HONG KONG – Nov. 11 is known in China as “Singles Day,” a time to recognize people who are single by purchasing goods online, making it the busiest e-commerce day of the year. With one-day sales totaling $9.3 billion, the holiday also reveals just how difficult it is for China’s express industry to keep up.
George Li Dongqi, group vice president at the rapidly expanding express delivery service SF Express, told attendees at the Asian Logistics and Maritime Conference (ALMC) here this week that the express industry in China has not kept pace with demand. Li said the express industry capacity has been growing by about 15 percent per year in China over the last few years. But even that impressive, double-digit annual growth is not enough to handle the rise of e-commerce.
E-commerce accounts for about 12 percent of sales in China today, making it the largest e-commerce market in the world – one that is expected to grow another 46 percent by the end of this year to US$446 billion, according to iResearch. Henry Tan, CEO of Luen Thai Holdings Ltd., a publicly traded manufacturer for a wide variety of brands, with more than US$1 billion in annual sales, said he expects traditional brick-and-mortar retailing to “collapse” as e-commerce continues to ramp up. Tan said he thinks e-commerce could soon account for half of all retail sales in China.

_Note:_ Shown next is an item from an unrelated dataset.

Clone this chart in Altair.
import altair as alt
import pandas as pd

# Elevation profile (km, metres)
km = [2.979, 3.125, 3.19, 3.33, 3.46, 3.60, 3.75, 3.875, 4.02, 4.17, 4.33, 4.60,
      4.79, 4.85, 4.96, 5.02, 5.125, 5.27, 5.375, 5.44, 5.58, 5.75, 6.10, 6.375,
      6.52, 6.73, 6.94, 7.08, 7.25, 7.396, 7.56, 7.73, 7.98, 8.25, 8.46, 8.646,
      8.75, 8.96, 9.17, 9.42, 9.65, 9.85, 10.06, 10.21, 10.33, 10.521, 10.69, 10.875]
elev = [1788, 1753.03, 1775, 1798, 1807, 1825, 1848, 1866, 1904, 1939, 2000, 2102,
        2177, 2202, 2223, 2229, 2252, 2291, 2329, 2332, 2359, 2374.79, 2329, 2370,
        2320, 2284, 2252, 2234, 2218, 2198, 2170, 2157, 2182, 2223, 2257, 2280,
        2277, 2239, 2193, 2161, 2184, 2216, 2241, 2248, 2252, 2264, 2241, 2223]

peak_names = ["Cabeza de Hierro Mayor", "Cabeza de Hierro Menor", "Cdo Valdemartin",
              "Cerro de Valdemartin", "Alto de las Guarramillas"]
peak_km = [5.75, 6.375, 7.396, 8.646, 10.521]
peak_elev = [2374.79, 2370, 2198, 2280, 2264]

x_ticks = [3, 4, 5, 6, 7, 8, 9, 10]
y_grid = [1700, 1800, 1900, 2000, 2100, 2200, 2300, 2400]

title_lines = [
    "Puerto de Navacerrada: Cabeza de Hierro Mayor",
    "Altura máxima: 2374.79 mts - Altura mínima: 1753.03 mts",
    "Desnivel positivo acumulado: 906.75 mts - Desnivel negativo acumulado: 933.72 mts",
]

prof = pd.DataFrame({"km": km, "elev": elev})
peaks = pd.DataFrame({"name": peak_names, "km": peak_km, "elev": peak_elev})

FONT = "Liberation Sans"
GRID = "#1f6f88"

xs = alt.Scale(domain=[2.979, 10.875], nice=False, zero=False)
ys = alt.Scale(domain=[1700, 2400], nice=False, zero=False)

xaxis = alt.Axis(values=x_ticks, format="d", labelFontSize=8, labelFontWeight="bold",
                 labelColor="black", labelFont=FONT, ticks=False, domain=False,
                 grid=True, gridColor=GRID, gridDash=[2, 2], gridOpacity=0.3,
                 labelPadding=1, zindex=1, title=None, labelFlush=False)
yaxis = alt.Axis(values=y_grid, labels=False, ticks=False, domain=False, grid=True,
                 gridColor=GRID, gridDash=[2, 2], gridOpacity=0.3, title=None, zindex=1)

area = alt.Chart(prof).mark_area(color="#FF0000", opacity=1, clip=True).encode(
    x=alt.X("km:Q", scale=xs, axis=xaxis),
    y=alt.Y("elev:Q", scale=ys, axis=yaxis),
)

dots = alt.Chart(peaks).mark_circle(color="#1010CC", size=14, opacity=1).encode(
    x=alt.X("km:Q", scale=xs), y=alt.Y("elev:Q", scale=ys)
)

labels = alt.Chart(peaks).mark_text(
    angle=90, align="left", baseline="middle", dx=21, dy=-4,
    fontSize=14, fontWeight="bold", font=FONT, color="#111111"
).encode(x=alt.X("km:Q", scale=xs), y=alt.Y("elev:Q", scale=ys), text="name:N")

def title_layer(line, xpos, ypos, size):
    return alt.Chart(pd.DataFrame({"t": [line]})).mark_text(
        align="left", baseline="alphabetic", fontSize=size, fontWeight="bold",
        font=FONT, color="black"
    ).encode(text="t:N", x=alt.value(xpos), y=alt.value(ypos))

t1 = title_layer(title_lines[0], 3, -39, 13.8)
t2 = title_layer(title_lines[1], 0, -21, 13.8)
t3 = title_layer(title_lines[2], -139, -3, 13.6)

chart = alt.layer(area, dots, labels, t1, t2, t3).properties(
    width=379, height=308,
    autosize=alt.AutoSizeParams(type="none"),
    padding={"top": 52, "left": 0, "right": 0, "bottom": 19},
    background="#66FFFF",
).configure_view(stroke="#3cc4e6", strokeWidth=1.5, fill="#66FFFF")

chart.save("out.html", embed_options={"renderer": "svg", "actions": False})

This growth has led some e-commerce providers to manage logistics on their own. Some, like JD.com, are setting up warehousing, while others are actually facilitating shipments. Alibaba, the largest e-commerce company in China (whose Hangzhou headquarters are pictured above), does not actually maintain inventory, like Amazon. Yet, Alibaba has allocated $200 million to develop its logistics capability, a move that will likely change Alibaba’s approach to inventory, industry insiders said.

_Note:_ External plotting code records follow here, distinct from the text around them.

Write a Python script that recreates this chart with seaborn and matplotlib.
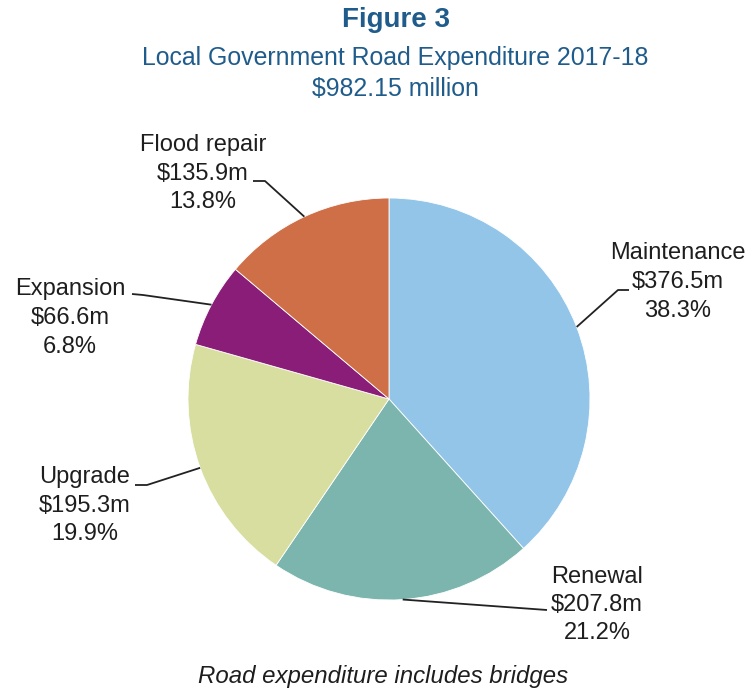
import matplotlib
matplotlib.use("Agg")
import matplotlib.pyplot as plt
import seaborn as sns
import numpy as np

categories = ["Maintenance", "Renewal", "Upgrade", "Expansion", "Flood repair"]
values = [376.5, 207.8, 195.3, 66.6, 135.9]
value_labels = ["$376.5m", "$207.8m", "$195.3m", "$66.6m", "$135.9m"]
percent_labels = ["38.3%", "21.2%", "19.9%", "6.8%", "13.8%"]
colors = ["#93C5E9", "#7BB5AD", "#D8DE9F", "#8A1D78", "#CF6F48"]

sns.set_theme(style="white")
plt.rcParams['font.family'] = ['Liberation Sans', 'DejaVu Sans']

W, H = 751, 688
fig = plt.figure(figsize=(7.51, 6.88), dpi=100)
ax = fig.add_axes([0, 0, 1, 1])

def py(y):
    return H - y

cx, cy, r = 389, 399, 201
wedges, _ = ax.pie(values, colors=colors, startangle=90, counterclock=False,
                   center=(cx, py(cy)), radius=r,
                   wedgeprops=dict(edgecolor="white", linewidth=0.6))
ax.set_xlim(0, W)
ax.set_ylim(0, H)
ax.set_aspect("equal")
ax.axis("off")

# label layout (pixel coords): text center x, line ys, leader elbow, leader end
layout = {
    "Maintenance": dict(x=678, ys=(253, 282, 311), elbow=(618, 290), end=(629, 290)),
    "Renewal": dict(x=597, ys=(577, 605, 633), elbow=(547, 610), end=(547, 610)),
    "Upgrade": dict(x=85, ys=(477, 506, 534), elbow=(147, 485), end=(135, 485)),
    "Expansion": dict(x=70, ys=(289, 318, 347), elbow=(143, 295), end=(132, 294)),
    "Flood repair": dict(x=203, ys=(145, 174, 202), elbow=(265, 181), end=(253, 181)),
}

txt_color = "#1E1E1E"
for w, cat, vl, pl in zip(wedges, categories, value_labels, percent_labels):
    lay = layout[cat]
    th = np.deg2rad((w.theta1 + w.theta2) / 2)
    x0 = w.center[0] + w.r * np.cos(th)
    y0 = w.center[1] + w.r * np.sin(th)
    ex, ey = lay["elbow"]
    nx, ny = lay["end"]
    ax.plot([x0, ex, nx], [y0, py(ey), py(ny)], color="#222222", lw=1.3,
            solid_capstyle="butt")
    for line, y in zip((cat, vl, pl), lay["ys"]):
        ax.text(lay["x"], py(y), line, ha="center", va="center",
                fontsize=17, color=txt_color)

title_color = "#1F5C8B"
ax.text(396, py(20), "Figure 3", ha="center", va="center", fontsize=20,
        fontweight="bold", color=title_color)
ax.text(395, py(58), "Local Government Road Expenditure 2017-18", ha="center",
        va="center", fontsize=17.9, color=title_color)
ax.text(395, py(89), "$982.15 million", ha="center", va="center",
        fontsize=17.9, color=title_color)

ax.text(383, py(677), "Road expenditure includes bridges", ha="center",
        va="center", fontsize=17.3, style="italic", color=txt_color)

fig.savefig("out.png", dpi=100)
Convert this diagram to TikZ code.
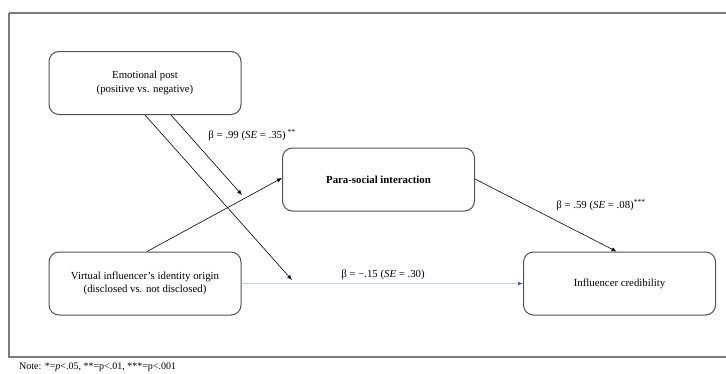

“If we cannot provide different options, the e-commerce [companies] will focus on building logisitics in their core competence,” Li told ALMC attendees.
All this e-commerce in China, of course, bodes well for air cargo; as Tan remarked: “We should all buy FedEx stock.” But can the current infrastructure maintain it? Steven Verhasselt, an Air Cargo Management Group senior consultant, based in Hong Kong, said that there simply are not enough pilots in China to fly the freighters needed to handle all the e-commerce and express volume. And China does not appear to be inclined to change its regulations to allow for more foreign pilots. That, too, is revealing.